Susan Cartwright answered on 19 Jun 2015:

There are at least two different questions here.

1. “Given a certain wavelength of light, could my perception of its colour be different from yours, e.g. could your experience of “blue” (short wavelength light) be equivalent to my experience of “red” (long wavelength light)?”
This is incredibly difficult to test. We would agree that light of this wavelength is the colour we have been brought up to call “blue”, even though our actual perceptions differ. These perceptions are what philosophers call “qualia” (and argue over constantly). From a physicist’s point of view, it’s an undecidable argument – I can’t think of any experimental way to find out. I’m leaving it to the philosophers!
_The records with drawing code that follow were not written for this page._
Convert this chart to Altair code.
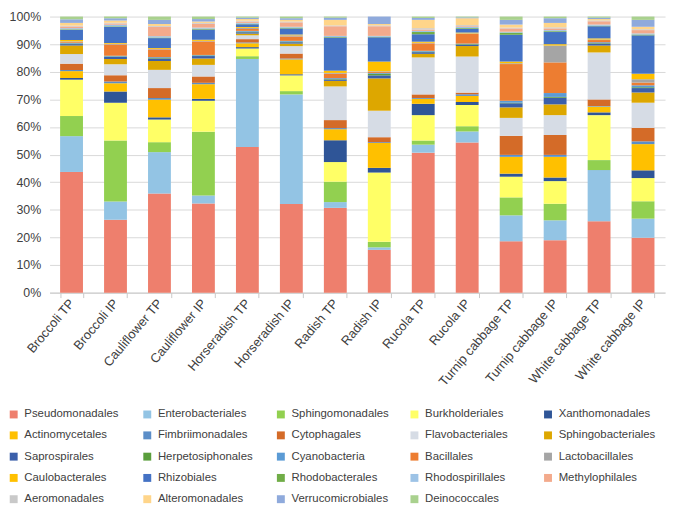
import altair as alt
import pandas as pd

samples = ["Broccoli TP", "Broccoli IP", "Cauliflower TP", "Cauliflower IP",
           "Horseradish TP", "Horseradish IP", "Radish TP", "Radish IP",
           "Rucola TP", "Rucola IP", "Turnip cabbage TP", "Turnip cabbage IP",
           "White cabbage TP", "White cabbage IP"]

orders = ["Pseudomonadales", "Enterobacteriales", "Sphingomonadales", "Burkholderiales",
          "Xanthomonadales", "Actinomycetales", "Fimbriimonadales", "Cytophagales",
          "Flavobacteriales", "Sphingobacteriales", "Saprospirales", "Herpetosiphonales",
          "Cyanobacteria", "Bacillales", "Lactobacillales", "Caulobacterales",
          "Rhizobiales", "Rhodobacterales", "Rhodospirillales", "Methylophilales",
          "Aeromonadales", "Alteromonadales", "Verrucomicrobiales", "Deinococcales"]

colors = ["#EE7F6D", "#93C4E4", "#92D050", "#FFFF66", "#2F5597", "#FFC000",
          "#5B8EC8", "#D46B28", "#D6DCE5", "#DDA700", "#3B5FAA", "#5A9E3C",
          "#5B9BD5", "#ED7D31", "#A5A5A5", "#FFC000", "#4472C4", "#70AD47",
          "#9DC3E6", "#F3AA8C", "#C9C9C9", "#FFD58A", "#8FAADC", "#A9D18E"]

broccoli_tp = [43.8, 13.0, 7.3, 13.2, 0.6, 2.5, 0.4, 2.3, 3.5, 3.1, 0.5, 0.2, 0.3, 0.3, 0.2, 0.5, 3.7, 0.2, 0.4, 0.6, 0.3, 1.0, 1.3, 1.0]
broccoli_ip = [26.5, 6.6, 22.1, 13.7, 4.1, 3.0, 0.6, 2.3, 4.0, 1.9, 0.7, 0.2, 0.3, 4.1, 0.2, 0.3, 5.9, 0.2, 0.5, 0.5, 0.3, 0.8, 0.8, 0.6]
cauliflower_tp = [35.9, 15.0, 3.6, 8.2, 0.8, 6.4, 0.6, 3.6, 6.6, 3.2, 0.9, 0.2, 0.3, 2.8, 0.2, 0.3, 3.6, 0.2, 0.5, 3.4, 0.3, 0.7, 1.5, 1.2]
cauliflower_ip = [32.3, 2.9, 23.1, 11.2, 0.7, 5.3, 0.5, 2.3, 4.2, 2.3, 0.9, 0.2, 0.2, 4.9, 0.2, 0.4, 3.7, 0.3, 0.4, 1.4, 0.3, 0.5, 0.9, 0.9]
horseradish_tp = [52.9, 32.0, 1.0, 2.8, 0.5, 1.4, 0.3, 1.2, 1.4, 0.6, 0.5, 0.2, 0.3, 0.7, 0.4, 0.3, 1.0, 0.2, 0.3, 0.5, 0.3, 0.6, 0.5, 0.4]
horseradish_ip = [32.1, 39.7, 1.2, 5.7, 0.4, 5.4, 0.3, 1.8, 2.7, 0.9, 0.5, 0.2, 0.3, 1.6, 0.4, 0.3, 2.2, 0.3, 0.3, 1.6, 0.3, 0.6, 0.6, 0.6]
radish_tp = [30.7, 2.1, 7.4, 7.1, 7.9, 4.0, 0.4, 2.9, 12.2, 2.0, 0.5, 0.2, 0.3, 1.6, 0.3, 0.8, 12.0, 0.2, 0.4, 3.5, 0.3, 2.0, 0.8, 0.4]
radish_ip = [15.5, 0.9, 2.0, 25.1, 1.7, 9.0, 0.3, 1.8, 9.6, 11.7, 1.1, 0.6, 0.3, 0.4, 0.2, 3.5, 8.8, 0.2, 0.3, 3.5, 0.3, 0.5, 2.7, 0.0]
rucola_tp = [50.7, 2.9, 1.5, 9.2, 4.1, 1.8, 0.3, 1.3, 13.4, 1.3, 0.6, 0.2, 0.3, 2.7, 0.2, 0.4, 2.7, 0.8, 0.4, 0.5, 0.5, 3.0, 0.7, 0.5]
rucola_ip = [54.5, 4.0, 1.9, 7.7, 1.1, 2.2, 0.6, 0.6, 13.1, 3.8, 0.5, 0.2, 0.2, 3.5, 0.2, 0.3, 1.3, 0.3, 0.4, 0.3, 0.4, 2.5, 0.3, 0.3]
turnip_tp = [18.6, 9.4, 6.5, 7.5, 1.1, 6.1, 0.7, 6.9, 6.5, 3.8, 1.5, 0.2, 0.7, 13.3, 0.3, 0.6, 9.7, 0.8, 0.3, 1.2, 0.3, 1.1, 1.7, 1.2]
turnip_ip = [19.0, 7.2, 6.0, 8.2, 1.3, 7.5, 0.7, 7.2, 7.2, 3.9, 2.4, 0.3, 1.4, 11.1, 6.1, 0.5, 4.4, 0.3, 0.4, 0.6, 0.4, 1.6, 1.7, 0.6]
white_tp = [25.9, 18.5, 3.6, 16.3, 1.0, 2.1, 0.2, 2.4, 17.0, 2.5, 0.7, 0.2, 0.3, 0.8, 0.2, 0.4, 4.4, 0.2, 0.4, 1.2, 0.3, 0.5, 0.5, 0.4]
white_ip = [19.9, 6.9, 6.3, 8.4, 2.8, 9.5, 1.0, 4.9, 9.1, 3.7, 1.6, 0.3, 0.7, 1.0, 1.2, 2.0, 13.9, 0.3, 0.4, 1.2, 0.3, 0.9, 2.5, 1.2]

series = [broccoli_tp, broccoli_ip, cauliflower_tp, cauliflower_ip,
          horseradish_tp, horseradish_ip, radish_tp, radish_ip,
          rucola_tp, rucola_ip, turnip_tp, turnip_ip, white_tp, white_ip]

rows = []
for s, vals in zip(samples, series):
    for i, (o, v) in enumerate(zip(orders, vals)):
        rows.append({"sample": s, "order": o, "idx": i, "value": v})
df = pd.DataFrame(rows)

font = "Liberation Sans"
txt = "#404040"

chart = alt.Chart(df).mark_bar().encode(
    x=alt.X("sample:N", sort=samples, title=None,
            scale=alt.Scale(paddingInner=0.48, paddingOuter=0.24),
            axis=alt.Axis(labelAngle=-50, labelAlign="right", labelBaseline="middle",
                          labelFontSize=13, labelColor=txt, labelFont=font,
                          tickBand="extent", tickSize=5, tickColor="#C8C8C8",
                          domainColor="#C8C8C8", labelPadding=3, grid=False)),
    y=alt.Y("value:Q", stack="normalize", title=None,
            axis=alt.Axis(format=".0%", values=[i / 10 for i in range(11)],
                          labelFontSize=12.5, labelColor=txt, labelFont=font,
                          ticks=False, domain=False, labelPadding=9,
                          gridColor="#D9D9D9")),
    color=alt.Color("order:N", sort=orders,
                    scale=alt.Scale(domain=orders, range=colors),
                    legend=alt.Legend(title=None, orient="none", legendX=-42, legendY=396,
                                      direction="horizontal",
                                      columns=5, gridAlign="all", symbolType="square",
                                      symbolSize=64, symbolStrokeWidth=0,
                                      labelFontSize=11.5, labelFont=font, labelColor=txt,
                                      columnPadding=20, rowPadding=8.5, labelOffset=5,
                                      padding=0)),
    order=alt.Order("idx:Q", sort="ascending"),
).properties(
    width=622, height=279,
    padding={"left": 42, "top": 6, "right": 2, "bottom": 216},
    autosize="none",
).configure_view(stroke=None)

chart.save("out.html", embed_options={"renderer": "svg", "actions": False})
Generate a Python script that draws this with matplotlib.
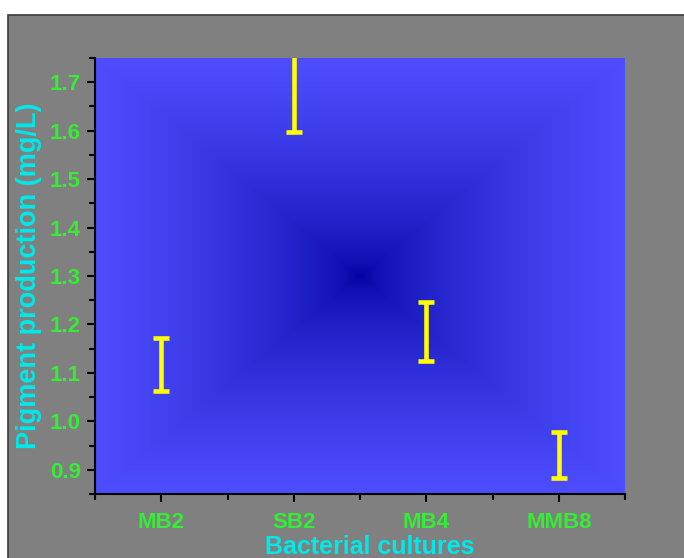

2. “Do different people disagree on what colour something is?”
Yes, in several ways. You see colour because you have three different colour-sensitive receptors in your retinas: a long-wavelength (“red”) one, a medium-wavelength (“green”) one and a short-wavelength (“blue”) one. These are rather misleading names: the sensitivities of the “red” and “green” receptors are actually very similar (they evolved from an accidental duplication of the same gene: most mammals have only two types of receptor), but the slight difference is enough to allow us to distinguish red from green (and the combined response gives yellow).
2a. In some people, almost all men (about 10x as many men as women), one of the colour receptor genes is either missing or mutated, and consequently one of the colour receptors is either missing or not working properly. This is “colour blindness” (the reason it’s so much more common in men is that the “red” and “green” genes are on the X chromosome: a woman would need to have faulty genes on both X chromosomes to be affected, but a man only has one X chromosome). How badly the colour vision is affected depends on which receptor is damaged, and whether it’s completely broken or just not working properly. The most common type is a malfunctioning (but not missing) green receptor, causing problems in distinguishing red from yellow and green.
2b. Some women inherit a malfunctioning red or green receptor from one parent, and a normal one from the other. They then have four different receptors (e.g. red, abnormal green, normal green, blue). There is some evidence that these women can distinguish colours in the red-yellow-green part of the spectrum more finely than people with normal 3-receptor colour vision. There are also more subtle individual variations: I know that I define as “blue” colours that my mother sees as “green” (I admit they are a greenish blue, but they definitely aren’t green as far as I’m concerned!). This is probably slight variations in the peak sensitivity of your three receptors – remember I got half of mine from my dad, so they aren’t necessarily the same as my mother’s.
2c. Our brains process colour perception a lot – it’s not simply a case of comparing signals from the 3 different receptors. In particular, we are good at adjusting for different colours of light. If your ambient light is blue rather than white, white paper (say) will reflect blue light, and should appear blue. In fact, your brain does its best to compensate for this effect: colours look the same to you under old-fashioned tungsten-filament light-bulbs as they do in daylight, even though the tungsten-filament light is much yellower than daylight. (Cameras don’t do this, which is why the colours of images taken without flash under normal room lighting often look a bit “off”.) This is the source of the blue+black/white+gold thing: people who saw it as blue and black, or blue and olive green, were processing the image assuming that the ambient light was white, whereas people who saw it as white and gold were (unconsciously) assuming that the ambient light was blue and “correcting” for this to give white instead of blue. Lighting a yellow colour with blue light results in black, since yellow stimulates the red and green receptors but not blue, so these people “corrected” the greenish black into gold.